Prévenir les suicides sur les lieux de travail est aussi de la responsabilité des entreprises, estime un expert, à la veille de la journée mondiale de prévention du suicide organisée lundi par l'Organisation mondiale de la santé (OMS).
Cette prévention est d'autant plus nécessaire que l'entreprise est aussi le lieu de "frottements" avec la vie privée, souligne auprès de l'AFP, Xavier Alas Luquetas, dirigeant du cabinet de prévention des risques psychosociaux, Eleas.
De la même façon, des ordres et consignes contradictoires de directions d'entreprises, une mauvaise organisation du travail et/ou du temps de travail, une absence ou une mauvaise qualité de dialogue social, peuvent conduire des salariés à des gestes suicidaires.
Ainsi, chez France Télécom une réorganisation à marche forcée a provoqué parmi les quelque 100.000 salariés de l'entreprise une trentaine de suicides entre 2008 et 2009. Une situation telle que l'ancien patron, Didier Lombard, a été contraint de céder les rênes de l'entreprise en 2010 et mis en examen pour harcèlement moral en juillet dernier.
A La Poste, deux récents suicides de cadres ont poussé la direction à demander à l'ancien secrétaire général de la CFDT, Jean Kaspar, un rapport sur les conditions de travail dans l'entreprise, qui doit être rendu public mardi.
Selon l'OMS, un million de personnes par an meurent par suicide, c'est-à-dire une toutes les 40 secondes, "soit plus que le nombre combiné des victimes de guerres et d'homicides", précise l'Organisation dans son dernier rapport sur le sujet.
"Repérer les gens qui vont mal"
Le nombre de tentatives de suicides est encore plus important, avec 20 millions par an.
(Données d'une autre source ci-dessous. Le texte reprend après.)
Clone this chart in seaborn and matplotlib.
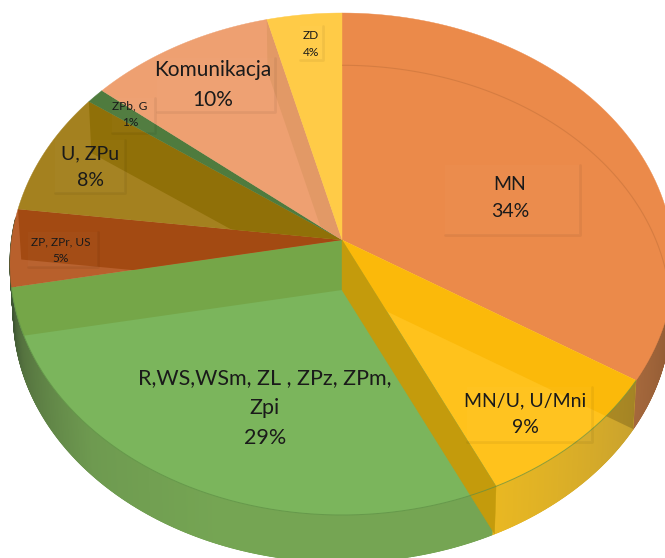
import numpy as np
import matplotlib
matplotlib.use("Agg")
import matplotlib.pyplot as plt
from matplotlib.patches import Polygon, Rectangle
from matplotlib.colors import to_rgb
import seaborn as sns

# chart data, clockwise from 12 o'clock
labels = ["MN", "MN/U, U/Mni", "R,WS,WSm, ZL , ZPz, ZPm,\nZpi", "ZP, ZPr, US",
          "U, ZPu", "ZPb, G", "Komunikacja", "ZD"]
values = [34, 9, 29, 5, 8, 1, 10, 4]

sns.set_theme(style="white")
plt.rcParams["font.family"] = ["Lato", "DejaVu Sans"]

top_colors = sns.color_palette(["#EB8A4A", "#FFC21C", "#7BB55C", "#B8602C",
                                "#A4811F", "#4F7B3E", "#EEA071", "#FFCB47"])
band_colors = [None, "#FBB90A", "#75A648", "#A34A12", "#907008", None, "#E29966", None]
# which slice edge gives the inner wall seen through each slice
band_edge = [None, 1, 3, 4, 5, None, 7, None]

# projection of the tilted disc, in pixels of the picture
cx, cy = 342, 240
rx, ry, persp = 330.5, 248.7, 0.0956
depth, low_scale = 50, 0.99


def angle(pct):
    return np.radians(np.asarray(pct, dtype=float) * 3.6)


def top_xy(th):
    u, v = np.sin(th), -np.cos(th)
    w = 1 - persp * v
    return np.column_stack([cx + rx * u / w, cy + ry * v / w])


def low_xy(th):
    p = top_xy(th)
    p[:, 0] = cx + low_scale * (p[:, 0] - cx)
    p[:, 1] = cy + depth + low_scale * (p[:, 1] - cy)
    return p


fig = plt.figure(figsize=(6.65, 5.58), dpi=100)
ax = fig.add_axes([0, 0, 1, 1])
ax.set_xlim(0, 665)
ax.set_ylim(558, 0)
ax.axis("off")

edges = np.concatenate([[0], np.cumsum(values)])
apex = np.array([[cx, cy]])
low_apex = np.array([[cx, cy + depth]])

# side of the disc, thin strips shaded by angle
side_deg = [85, 122.4, 122.5, 155, 155.1, 200, 225, 250, 262, 275]
side_c = ["#7E4E2C", "#A5683C", "#C9A22E", "#E9B822", "#75A553", "#75A553",
          "#6E9A50", "#55733F", "#3E5533", "#3E5533"]
side_rgb = np.array([to_rgb(c) for c in side_c])
for d in np.arange(85, 275, 0.25):
    th = np.radians([d, d + 0.4])
    col = [np.interp(d, side_deg, side_rgb[:, i]) for i in range(3)]
    ax.add_patch(Polygon(np.vstack([top_xy(th), low_xy(th)[::-1]]), fc=col, ec=col, lw=0.6, zorder=1))

# top face of every slice
wedges = []
for i, val in enumerate(values):
    th = np.linspace(angle(edges[i]), angle(edges[i + 1]), 80)
    w = Polygon(np.vstack([apex, top_xy(th)]), fc=top_colors[i], ec=top_colors[i], lw=0.3, zorder=2)
    ax.add_patch(w)
    wedges.append(w)


def wall(pct):
    th = np.array([angle(pct)])
    return np.vstack([apex, top_xy(th), low_xy(th), low_apex])


# inner walls showing through the transparent top
for i, col in enumerate(band_colors):
    if col is None:
        continue
    q = Polygon(wall(edges[band_edge[i]]), fc=col, ec="none", zorder=3)
    ax.add_patch(q)
    q.set_clip_path(wedges[i])

# the MN wall also darkens the side of MN/U
th = np.linspace(angle(edges[1]), angle(edges[2]), 60)
yellow_side = Polygon(np.vstack([top_xy(th), low_xy(th)[::-1]]), fc="none", ec="none", zorder=1)
ax.add_patch(yellow_side)
q = Polygon(wall(edges[1]), fc="black", alpha=0.18, ec="none", zorder=3)
ax.add_patch(q)
q.set_clip_path(yellow_side)

# gold wall between MN/U and the green slice
ax.add_patch(Polygon(wall(edges[2]), fc="#C49B0C", ec="#C49B0C", lw=0.3, zorder=4))

# faint bottom rim seen through the orange slice
th = np.linspace(angle(0), angle(edges[1]), 100)
rim = ax.plot(*low_xy(th).T, color="#C8743C", lw=0.8, alpha=0.6, zorder=3)[0]
rim.set_clip_path(wedges[0])

# thin front edge of the top face
th = np.linspace(angle(edges[1]), angle(edges[3]), 160)
ax.plot(*top_xy(th).T, color="#5E8F45", lw=0.7, alpha=0.7, zorder=5)

# labels with the faint frame of the data callouts
label_xy = [(510, 198), (525, 414), (265, 408), (61, 250), (90, 167), (130, 114), (213, 85), (311, 44)]
label_size = [14, 14, 15.5, 8.6, 14, 8.6, 15, 8.6]
label_box = [(445, 165, 580, 235), (467, 387, 592, 442), None, (28, 232, 98, 267),
             (55, 140, 125, 193), (112, 98, 155, 133), (157, 58, 275, 112), (300, 26, 323, 60)]

for i, name in enumerate(labels):
    if label_box[i] is not None:
        x0, y0, x1, y1 = label_box[i]
        ax.add_patch(Rectangle((x0, y0), x1 - x0, y1 - y0, fc="white", alpha=0.02, ec="none", zorder=6))
        ax.plot([x0, x1, x1], [y1, y1, y0], color="black", alpha=0.05, lw=2, zorder=6)
    ax.text(label_xy[i][0], label_xy[i][1], f"{name}\n{values[i]}%", ha="center", va="center",
            fontsize=label_size[i], color="#1A1A1A", linespacing=1.65, zorder=7)

fig.savefig("out.png", dpi=100)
Environ 5% des personnes dans le monde font une tentative de suicide au moins une fois dans leur vie, souligne l'OMS.
En France, le nombre de suicides annuels est évalué à un peu plus de 10.000, dont environ 400 sont directement liés au travail, selon un récent rapport du Conseil économique, social et environnemental (Cese).
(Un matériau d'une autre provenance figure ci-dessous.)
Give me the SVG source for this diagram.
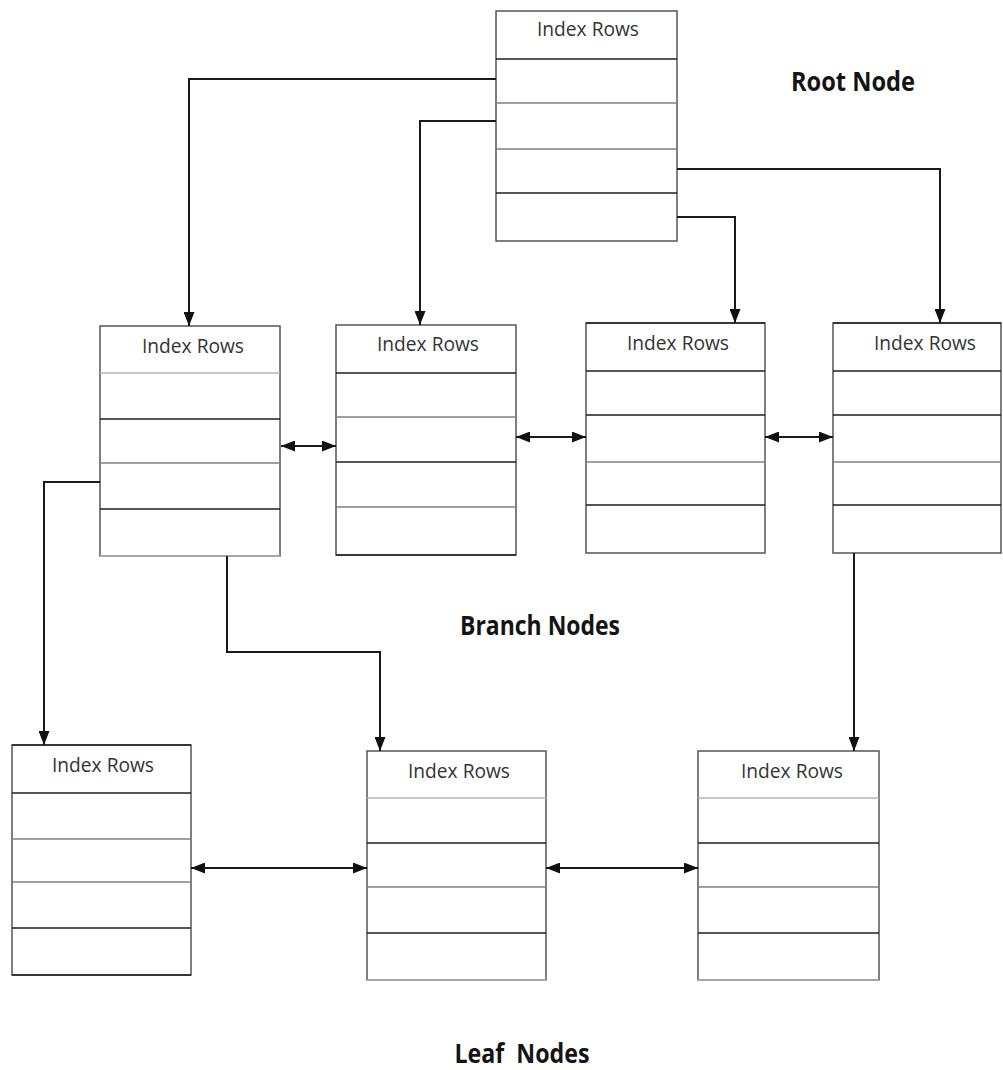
<svg xmlns="http://www.w3.org/2000/svg" width="1003" height="1070" viewBox="0 0 1003 1070">
<style>
.bg{fill:#ffffff}
.box{fill:#ffffff;stroke:#555555;stroke-width:1.5}
.dk{stroke:#1e1e1e;stroke-width:1.6}
.md{stroke:#808080;stroke-width:1.3}
.lt{stroke:#b4b4b4;stroke-width:1.3}
.t{font-family:"Open Sans","Noto Sans",sans-serif;font-size:20px;fill:#333333;text-anchor:middle}
.lbl{font-family:"Open Sans","Noto Sans",sans-serif;font-size:26px;font-weight:bold;fill:#141414;text-anchor:middle}
.c{fill:none;stroke:#1a1a1a;stroke-width:2}
.a{marker-end:url(#ah)}
.aa{marker-start:url(#ah);marker-end:url(#ah)}
</style>
<defs>
<marker id="ah" markerUnits="userSpaceOnUse" markerWidth="14" markerHeight="11" refX="14" refY="5.5" orient="auto-start-reverse">
<path d="M0,0 L14,5.5 L0,11 z" fill="#111111"/>
</marker>
</defs>
<rect class="bg" x="0" y="0" width="1003" height="1070"/>

<g id="root">
<rect class="box" x="496" y="11" width="181" height="230"/>
<line class="dk" x1="496" y1="59" x2="677" y2="59"/>
<line class="md" x1="496" y1="103" x2="677" y2="103"/>
<line class="md" x1="496" y1="149" x2="677" y2="149"/>
<line class="dk" x1="496" y1="193" x2="677" y2="193"/>
<text class="t" x="588" y="36" textLength="102" lengthAdjust="spacingAndGlyphs">Index Rows</text>
</g>

<g id="branch1">
<rect class="box" x="100" y="326" width="180" height="230"/>
<line class="lt" x1="100" y1="373" x2="280" y2="373"/>
<line class="dk" x1="100" y1="419" x2="280" y2="419"/>
<line class="md" x1="100" y1="463" x2="280" y2="463"/>
<line class="dk" x1="100" y1="509" x2="280" y2="509"/>
<line class="lt" x1="100" y1="556" x2="280" y2="556"/>
<text class="t" x="193" y="353" textLength="102" lengthAdjust="spacingAndGlyphs">Index Rows</text>
</g>

<g id="branch2">
<rect class="box" x="336" y="325" width="180" height="230"/>
<line class="dk" x1="336" y1="373" x2="516" y2="373"/>
<line class="md" x1="336" y1="417" x2="516" y2="417"/>
<line class="dk" x1="336" y1="462" x2="516" y2="462"/>
<line class="md" x1="336" y1="507" x2="516" y2="507"/>
<line class="dk" x1="336" y1="555" x2="516" y2="555"/>
<text class="t" x="428" y="351" textLength="102" lengthAdjust="spacingAndGlyphs">Index Rows</text>
</g>

<g id="branch3">
<rect class="box" x="586" y="323" width="179" height="230"/>
<line class="dk" x1="586" y1="323" x2="765" y2="323"/>
<line class="dk" x1="586" y1="371" x2="765" y2="371"/>
<line class="dk" x1="586" y1="415" x2="765" y2="415"/>
<line class="md" x1="586" y1="462" x2="765" y2="462"/>
<line class="dk" x1="586" y1="505" x2="765" y2="505"/>
<text class="t" x="678" y="350" textLength="102" lengthAdjust="spacingAndGlyphs">Index Rows</text>
</g>

<g id="branch4">
<rect class="box" x="833" y="323" width="168" height="230"/>
<line class="dk" x1="833" y1="323" x2="1001" y2="323"/>
<line class="dk" x1="833" y1="371" x2="1001" y2="371"/>
<line class="dk" x1="833" y1="415" x2="1001" y2="415"/>
<line class="md" x1="833" y1="462" x2="1001" y2="462"/>
<line class="dk" x1="833" y1="505" x2="1001" y2="505"/>
<text class="t" x="925" y="350" textLength="102" lengthAdjust="spacingAndGlyphs">Index Rows</text>
</g>

<g id="leaf1">
<rect class="box" x="12" y="745" width="179" height="230"/>
<line class="dk" x1="12" y1="745" x2="191" y2="745"/>
<line class="dk" x1="12" y1="793" x2="191" y2="793"/>
<line class="md" x1="12" y1="839" x2="191" y2="839"/>
<line class="md" x1="12" y1="882" x2="191" y2="882"/>
<line class="dk" x1="12" y1="928" x2="191" y2="928"/>
<line class="dk" x1="12" y1="975" x2="191" y2="975"/>
<text class="t" x="103" y="772" textLength="102" lengthAdjust="spacingAndGlyphs">Index Rows</text>
</g>

<g id="leaf2">
<rect class="box" x="367" y="751" width="179" height="229"/>
<line class="lt" x1="367" y1="798" x2="546" y2="798"/>
<line class="dk" x1="367" y1="843" x2="546" y2="843"/>
<line class="md" x1="367" y1="887" x2="546" y2="887"/>
<line class="dk" x1="367" y1="933" x2="546" y2="933"/>
<line class="lt" x1="367" y1="980" x2="546" y2="980"/>
<text class="t" x="459" y="778" textLength="102" lengthAdjust="spacingAndGlyphs">Index Rows</text>
</g>

<g id="leaf3">
<rect class="box" x="698" y="751" width="181" height="229"/>
<line class="lt" x1="698" y1="798" x2="879" y2="798"/>
<line class="dk" x1="698" y1="843" x2="879" y2="843"/>
<line class="md" x1="698" y1="887" x2="879" y2="887"/>
<line class="dk" x1="698" y1="933" x2="879" y2="933"/>
<line class="lt" x1="698" y1="980" x2="879" y2="980"/>
<text class="t" x="792" y="778" textLength="102" lengthAdjust="spacingAndGlyphs">Index Rows</text>
</g>

<g id="connectors">
<path class="c a" d="M496,79 H189 V326"/>
<path class="c a" d="M496,121 H420 V325"/>
<path class="c a" d="M677,169 H940 V323"/>
<path class="c a" d="M677,217 H735 V323"/>
<path class="c aa" d="M281,446 H336"/>
<path class="c aa" d="M516,437 H586"/>
<path class="c aa" d="M765,437 H833"/>
<path class="c a" d="M100,482 H44 V745"/>
<path class="c a" d="M227,556 V652 H380 V751"/>
<path class="c a" d="M854,553 V751"/>
<path class="c aa" d="M191,868 H367"/>
<path class="c aa" d="M546,868 H698"/>
</g>

<g id="labels">
<text class="lbl" x="853" y="91" textLength="124" lengthAdjust="spacingAndGlyphs">Root Node</text>
<text class="lbl" x="540" y="635" textLength="160" lengthAdjust="spacingAndGlyphs">Branch Nodes</text>
<text class="lbl" x="522" y="1063" textLength="135" lengthAdjust="spacingAndGlyphs" xml:space="preserve">Leaf  Nodes</text>
</g>
</svg>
La responsabilité de l'entreprise peut être engagée, celle-ci ayant une obligation de sécurité vis à vis de ses salariés.
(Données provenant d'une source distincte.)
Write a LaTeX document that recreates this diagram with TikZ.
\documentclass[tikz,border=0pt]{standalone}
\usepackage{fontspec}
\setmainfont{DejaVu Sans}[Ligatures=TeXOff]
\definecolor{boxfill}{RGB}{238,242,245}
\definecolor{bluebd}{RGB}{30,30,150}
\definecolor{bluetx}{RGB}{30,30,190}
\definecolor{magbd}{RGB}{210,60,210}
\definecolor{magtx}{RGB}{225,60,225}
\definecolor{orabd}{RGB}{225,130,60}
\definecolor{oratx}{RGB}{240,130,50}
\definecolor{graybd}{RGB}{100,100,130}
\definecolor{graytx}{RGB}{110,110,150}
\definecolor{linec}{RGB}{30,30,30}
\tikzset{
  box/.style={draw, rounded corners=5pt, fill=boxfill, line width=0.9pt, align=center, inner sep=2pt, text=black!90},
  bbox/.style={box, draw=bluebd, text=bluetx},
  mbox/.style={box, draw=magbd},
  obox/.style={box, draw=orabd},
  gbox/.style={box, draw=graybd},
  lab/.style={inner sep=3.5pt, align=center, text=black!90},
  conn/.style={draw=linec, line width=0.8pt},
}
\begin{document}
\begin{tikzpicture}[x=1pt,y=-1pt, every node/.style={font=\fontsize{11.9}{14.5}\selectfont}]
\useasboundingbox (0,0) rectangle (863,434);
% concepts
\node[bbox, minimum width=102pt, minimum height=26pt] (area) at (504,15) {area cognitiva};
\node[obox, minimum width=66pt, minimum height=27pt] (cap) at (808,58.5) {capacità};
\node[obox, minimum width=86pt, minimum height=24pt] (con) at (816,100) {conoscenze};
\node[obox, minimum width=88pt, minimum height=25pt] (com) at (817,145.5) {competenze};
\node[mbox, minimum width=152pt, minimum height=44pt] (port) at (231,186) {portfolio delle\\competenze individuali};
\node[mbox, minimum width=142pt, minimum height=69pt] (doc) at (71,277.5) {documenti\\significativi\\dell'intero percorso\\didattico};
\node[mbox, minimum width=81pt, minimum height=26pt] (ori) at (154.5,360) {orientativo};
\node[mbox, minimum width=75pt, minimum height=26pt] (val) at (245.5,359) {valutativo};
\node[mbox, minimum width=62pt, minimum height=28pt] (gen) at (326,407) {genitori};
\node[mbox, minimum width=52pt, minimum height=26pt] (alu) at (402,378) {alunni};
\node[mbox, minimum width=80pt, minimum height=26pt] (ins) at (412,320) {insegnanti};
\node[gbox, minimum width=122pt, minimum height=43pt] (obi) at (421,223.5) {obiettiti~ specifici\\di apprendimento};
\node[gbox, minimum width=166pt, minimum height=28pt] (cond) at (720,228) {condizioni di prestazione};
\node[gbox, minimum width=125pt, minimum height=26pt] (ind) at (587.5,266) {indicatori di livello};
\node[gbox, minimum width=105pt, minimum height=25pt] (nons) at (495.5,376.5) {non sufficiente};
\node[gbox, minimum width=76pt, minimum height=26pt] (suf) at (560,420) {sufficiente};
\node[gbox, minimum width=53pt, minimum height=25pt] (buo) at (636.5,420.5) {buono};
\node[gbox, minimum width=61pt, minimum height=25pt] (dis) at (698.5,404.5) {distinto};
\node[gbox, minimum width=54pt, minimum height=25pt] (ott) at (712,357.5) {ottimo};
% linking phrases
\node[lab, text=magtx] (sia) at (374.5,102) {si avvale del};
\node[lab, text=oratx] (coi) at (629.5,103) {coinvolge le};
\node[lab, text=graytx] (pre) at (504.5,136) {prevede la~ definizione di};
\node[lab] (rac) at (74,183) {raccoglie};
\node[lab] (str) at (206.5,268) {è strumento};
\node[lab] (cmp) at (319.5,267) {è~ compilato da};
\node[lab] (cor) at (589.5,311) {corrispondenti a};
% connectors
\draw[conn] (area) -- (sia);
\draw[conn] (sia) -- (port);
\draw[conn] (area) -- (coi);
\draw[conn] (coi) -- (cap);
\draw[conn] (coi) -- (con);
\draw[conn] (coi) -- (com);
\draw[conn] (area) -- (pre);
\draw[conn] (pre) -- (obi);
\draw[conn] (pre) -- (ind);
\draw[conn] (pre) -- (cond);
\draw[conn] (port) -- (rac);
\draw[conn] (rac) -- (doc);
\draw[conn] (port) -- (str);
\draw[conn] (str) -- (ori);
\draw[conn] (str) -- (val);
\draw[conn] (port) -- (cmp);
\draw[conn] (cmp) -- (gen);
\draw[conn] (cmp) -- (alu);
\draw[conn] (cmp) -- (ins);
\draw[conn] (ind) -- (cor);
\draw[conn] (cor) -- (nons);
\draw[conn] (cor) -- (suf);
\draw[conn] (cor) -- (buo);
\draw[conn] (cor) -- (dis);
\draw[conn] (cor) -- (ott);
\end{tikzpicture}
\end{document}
Certes, admet Xavier Alas Luquetas, "la plus grande difficulté, c'est de repérer les gens qui vont mal" dans les entreprises. Pour y parvenir, il recommande la mise en place de "formations spécifiques", principalement destinées à l'encadrement, et, parallèlement, la création d'"une culture de l'attention à l'autre, pour apprendre à repérer les changements d'attitudes".
Ainsi, voir "quelqu'un qui arrive toujours en avance et se met à arriver en retard, ou quelqu'un qui parle peu alors que ce n'est pas le cas d'habitude, peut être un indice" d'un mal être risquant de déboucher sur une geste suicidaire.
"Dans l'organisation du travail d'aujourd'hui, il faut arriver à insuffler aux cadres une notion de +protection managériale+ parce que le travail peut générer de la souffrance", souligne-t-il.
Si l'issue du geste suicidaire est fatale, l'entreprise ne doit pas la masquer, souligne également l'expert. "La direction doit reconnaître la gravité de ce qui s'est passé", et non tenter de la minimiser, ce qui équivaudrait à la nier.
Cette semaine, les signataires de l'appel "pour la création d'un observatoire des suicides" ont de nouveau insisté sur "l'urgence" de fonder un tel organisme pour mieux recenser et prévenir ces actes.
Déplorant l'absence de données détaillés en la matière, le Pr Michel Debout, ancien président de l'association France prévention suicide et signataire de cet appel juge urgent la création d'un tel organe "pour agir au niveau de la prévention". Selon ses calculs, la crise aurait généré au moins 750 suicides supplémentaires en France entre 2008 et 2010.